═══ PROVIDED RECORDS

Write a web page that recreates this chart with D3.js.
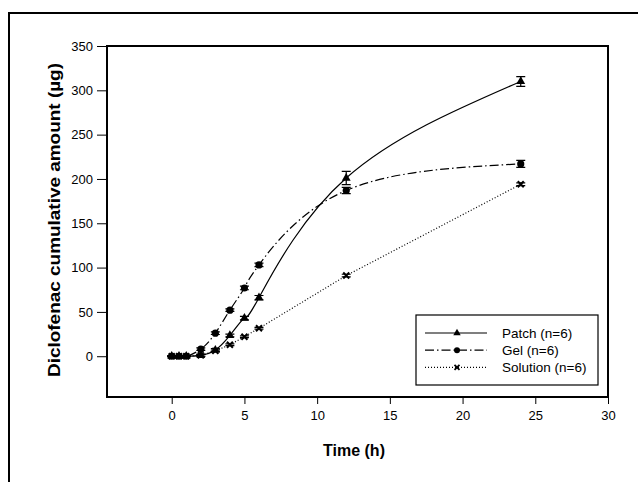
<!DOCTYPE html>
<html>
<head>
<meta charset="utf-8">
<script src="https://cdn.jsdelivr.net/npm/d3@7"></script>
<style>
  body { margin: 0; background: #fff; }
  text { font-family: "Liberation Sans", Arial, sans-serif; }
</style>
</head>
<body>
<svg width="638" height="482"></svg>
<script>
const times = [0, 0.5, 1, 2, 3, 4, 5, 6, 12, 24]
const patch = [0, 0, 0, 1, 7, 23.5, 43, 66, 201, 310]
const patchErr = [0.5, 0.5, 0.5, 1, 1.5, 1.5, 2, 2.5, 7.5, 5.5]
const gel = [0, 0, 0, 8, 26, 52, 77, 103, 187, 217]
const gelErr = [0.5, 0.5, 0.5, 1.5, 1.5, 1.5, 2, 2, 3.5, 4]
const solution = [0, 0, 0, 1, 6, 13, 22, 31.5, 91, 194]
const solutionErr = [0.5, 0.5, 0.5, 1, 1, 1, 1, 1, 1.5, 1.5]
const xTicks = [0, 5, 10, 15, 20, 25, 30]
const yTicks = [0, 50, 100, 150, 200, 250, 300, 350]

const series = [
  {name: 'Patch (n=6)', values: patch, err: patchErr, marker: 'triangle', dash: null},
  {name: 'Gel (n=6)', values: gel, err: gelErr, marker: 'circle', dash: '9,3,1.5,3'},
  {name: 'Solution (n=6)', values: solution, err: solutionErr, marker: 'cross', dash: '1,2'}
]

const svg = d3.select('svg')
const margin = {top: 46, right: 30, bottom: 85, left: 107}
const plotW = 608 - margin.left
const plotH = 397 - margin.top

// outer frame
svg.append('rect')
  .attr('x', 9).attr('y', 13)
  .attr('width', 640).attr('height', 480)
  .attr('fill', 'none').attr('stroke', '#000').attr('stroke-width', 2)

const g = svg.append('g').attr('transform', `translate(${margin.left},${margin.top})`)

const x = d3.scaleLinear().domain([-4.45, 30]).range([0, plotW])
const y = d3.scaleLinear().domain([-46, 350]).range([plotH, 0])

// axes
const xAxis = g.append('g')
  .attr('transform', `translate(0,${plotH})`)
  .call(d3.axisBottom(x).tickValues(xTicks).tickSize(7).tickPadding(7))
const yAxis = g.append('g')
  .call(d3.axisLeft(y).tickValues(yTicks).tickSize(10).tickPadding(4))

for (const ax of [xAxis, yAxis]) {
  ax.select('.domain').remove()
  ax.selectAll('text').attr('font-size', 13).attr('fill', '#000')
    .attr('font-family', '"Liberation Sans", Arial, sans-serif')
  ax.selectAll('line').attr('stroke', '#000')
}

g.append('rect')
  .attr('width', plotW).attr('height', plotH)
  .attr('fill', 'none').attr('stroke', '#000').attr('stroke-width', 2)

// axis titles
svg.append('text')
  .attr('x', 354).attr('y', 456)
  .attr('text-anchor', 'middle')
  .attr('font-size', 16).attr('font-weight', 'bold')
  .text('Time (h)')

svg.append('text')
  .attr('transform', 'translate(60,220) rotate(-90)')
  .attr('text-anchor', 'middle')
  .attr('font-size', 16).attr('font-weight', 'bold')
  .attr('textLength', 314).attr('lengthAdjust', 'spacingAndGlyphs')
  .text('Diclofenac cumulative amount (µg)')

function drawMarker(sel, type) {
  if (type === 'triangle') {
    sel.append('path').attr('d', d3.symbol(d3.symbolTriangle, 34)()).attr('fill', '#000')
  } else if (type === 'circle') {
    sel.append('circle').attr('r', 3.6).attr('fill', '#000')
  } else {
    sel.append('path').attr('d', 'M-3,-3L3,3M-3,3L3,-3')
      .attr('stroke', '#000').attr('stroke-width', 2).attr('fill', 'none')
  }
}

const line = d3.line()
  .x((d, i) => x(times[i]))
  .y(d => y(d))

for (const s of series) {
  const curve = s.marker === 'cross' ? d3.curveLinear : d3.curveNatural
  g.append('path')
    .datum(s.values)
    .attr('d', line.curve(curve))
    .attr('fill', 'none')
    .attr('stroke', '#000')
    .attr('stroke-width', 1.2)
    .attr('stroke-dasharray', s.dash)

  const pts = g.append('g').selectAll('g')
    .data(s.values)
    .join('g')
    .attr('transform', (d, i) => `translate(${x(times[i])},${y(d)})`)

  // error bars
  pts.append('path')
    .attr('d', (d, i) => {
      const e = y(0) - y(s.err[i])
      return `M0,${-e}V${e}M-4.5,${-e}H4.5M-4.5,${e}H4.5`
    })
    .attr('stroke', '#000').attr('stroke-width', 1.2).attr('fill', 'none')

  pts.each(function () { drawMarker(d3.select(this), s.marker) })
}

// legend
const legend = g.append('g').attr('transform', `translate(${416 - margin.left},${315 - margin.top})`)
legend.append('rect')
  .attr('width', 182).attr('height', 70)
  .attr('fill', '#fff').attr('stroke', '#000').attr('stroke-width', 1.2)

series.forEach((s, i) => {
  const row = legend.append('g').attr('transform', `translate(0,${18 + i * 17.2})`)
  row.append('line')
    .attr('x1', 9).attr('x2', 71)
    .attr('stroke', '#000').attr('stroke-width', 1.2)
    .attr('stroke-dasharray', s.dash)
  const m = row.append('g').attr('transform', 'translate(41,0)')
  if (s.marker === 'triangle') {
    m.append('path').attr('d', d3.symbol(d3.symbolTriangle, 24)()).attr('fill', '#000')
  } else if (s.marker === 'circle') {
    m.append('circle').attr('r', 3).attr('fill', '#000')
  } else {
    m.append('path').attr('d', 'M-2.5,-2.5L2.5,2.5M-2.5,2.5L2.5,-2.5')
      .attr('stroke', '#000').attr('stroke-width', 1.8)
  }
  row.append('text')
    .attr('x', 86).attr('y', 0).attr('dy', '0.35em')
    .attr('font-size', 13.5)
    .text(s.name)
})
</script>
</body>
</html>
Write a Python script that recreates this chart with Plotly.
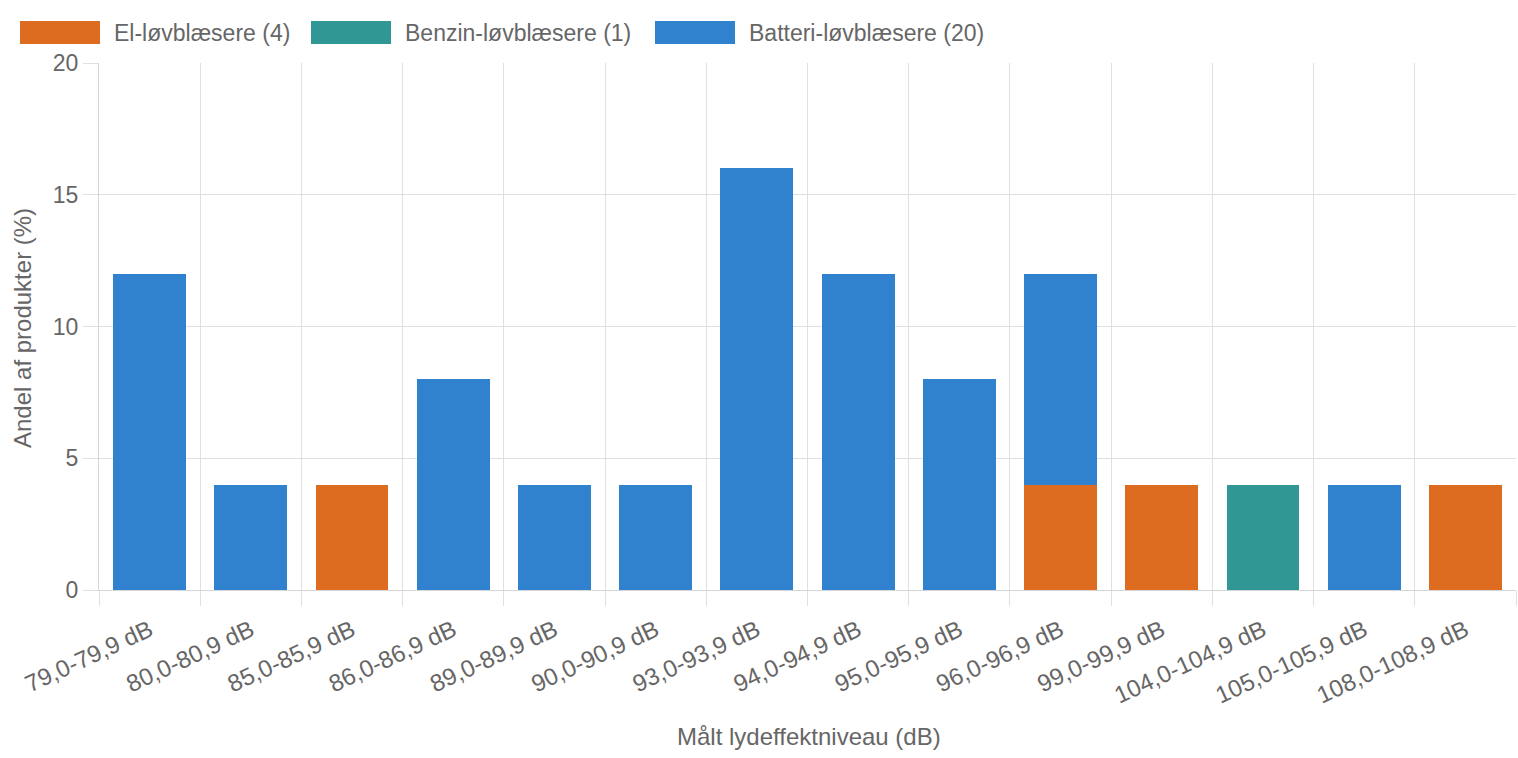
import plotly.graph_objects as go

categories = ["79,0-79,9 dB", "80,0-80,9 dB", "85,0-85,9 dB", "86,0-86,9 dB",
              "89,0-89,9 dB", "90,0-90,9 dB", "93,0-93,9 dB", "94,0-94,9 dB",
              "95,0-95,9 dB", "96,0-96,9 dB", "99,0-99,9 dB", "104,0-104,9 dB",
              "105,0-105,9 dB", "108,0-108,9 dB"]
el_values =      [0, 0, 4, 0, 0, 0, 0, 0, 0, 4, 4, 0, 0, 4]
benzin_values =  [0, 0, 0, 0, 0, 0, 0, 0, 0, 0, 0, 4, 0, 0]
batteri_values = [12, 4, 0, 8, 4, 4, 16, 12, 8, 8, 0, 0, 4, 0]
series_names = ["El-løvblæsere (4)", "Benzin-løvblæsere (1)", "Batteri-løvblæsere (20)"]
series_colors = ["#DD6B20", "#319795", "#3182CE"]
y_ticks = [0, 5, 10, 15, 20]

W, H = 1518, 758
L, R, T, B = 99, 2, 63, 168
FONT = "Liberation Sans, Arial, Helvetica, sans-serif"
TXT = "#666666"
GRID = "#e0e0e0"

def px(x):
    return (x - L) / (W - L - R)

def py(y):
    return (H - B - y) / (H - T - B)

xs = list(range(len(categories)))
fig = go.Figure()
for name, vals, col in zip(series_names, [el_values, benzin_values, batteri_values], series_colors):
    fig.add_trace(go.Bar(x=xs, y=vals, name=name, marker=dict(color=col, line=dict(width=0)),
                         width=0.72, showlegend=False))

# custom legend
legend_boxes = [(20, 100, 112), (311, 391, 403), (655, 735, 747)]
for (x0, x1, tx), name, col in zip(legend_boxes, series_names, series_colors):
    fig.add_shape(type="rect", xref="paper", yref="paper", x0=px(x0), x1=px(x1),
                  y0=py(44), y1=py(21), fillcolor=col, line=dict(width=0))
    fig.add_annotation(text=name, xref="paper", yref="paper", x=px(tx), y=py(32.5),
                       xanchor="left", yanchor="middle", showarrow=False,
                       font=dict(size=23, color=TXT, family=FONT))

# axis titles
fig.add_annotation(text="Målt lydeffektniveau (dB)", xref="paper", yref="paper",
                   x=px(809), y=py(737), xanchor="center", yanchor="middle", showarrow=False,
                   font=dict(size=24, color=TXT, family=FONT))
fig.add_annotation(text="Andel af produkter (%)", xref="paper", yref="paper",
                   x=px(22), y=py(328), xanchor="center", yanchor="middle", showarrow=False,
                   textangle=-90, font=dict(size=24, color=TXT, family=FONT))

fig.update_layout(
    width=W, height=H, barmode="stack", bargap=0,
    margin=dict(l=L, r=R, t=T, b=B, pad=0),
    paper_bgcolor="white", plot_bgcolor="white",
    font=dict(family=FONT, color=TXT, size=22),
    xaxis=dict(range=[-0.5, len(categories) - 0.5], tickmode="array", tickvals=xs,
               ticktext=categories, tickangle=-25, showgrid=False, ticks="",
               ticklabelstandoff=16,
               showline=True, linecolor="#d5d5d5", linewidth=1, zeroline=False,
               tickfont=dict(size=24, color=TXT),
               minor=dict(tick0=-0.5, dtick=1, showgrid=True, gridcolor=GRID, gridwidth=1,
                          ticks="outside", ticklen=15, tickcolor=GRID, tickwidth=1)),
    yaxis=dict(range=[0, 20], tickmode="array", tickvals=y_ticks, showgrid=True,
               gridcolor=GRID, gridwidth=1, ticks="outside", ticklen=15, tickcolor=GRID,
               showline=True, linecolor="#d5d5d5", zeroline=False,
               tickfont=dict(size=23, color=TXT)),
)

fig.write_html("out.html")
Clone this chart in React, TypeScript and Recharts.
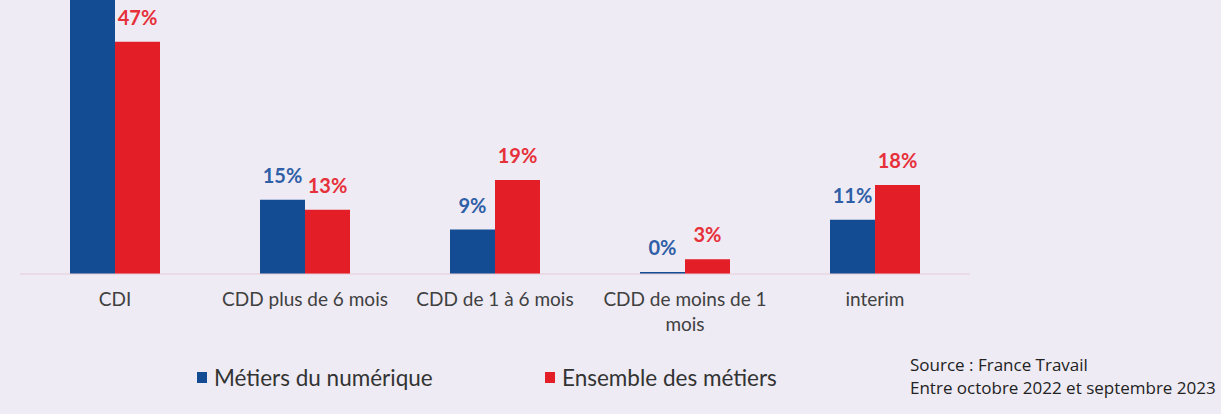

══════

• _SHORT TASK_: Pull every line containing the word "that" out of the material and copy it.

• _ANSWER BELOW_:
Write a web page that recreates this chart with D3.js.
Write a Python script that recreates this chart with Plotly.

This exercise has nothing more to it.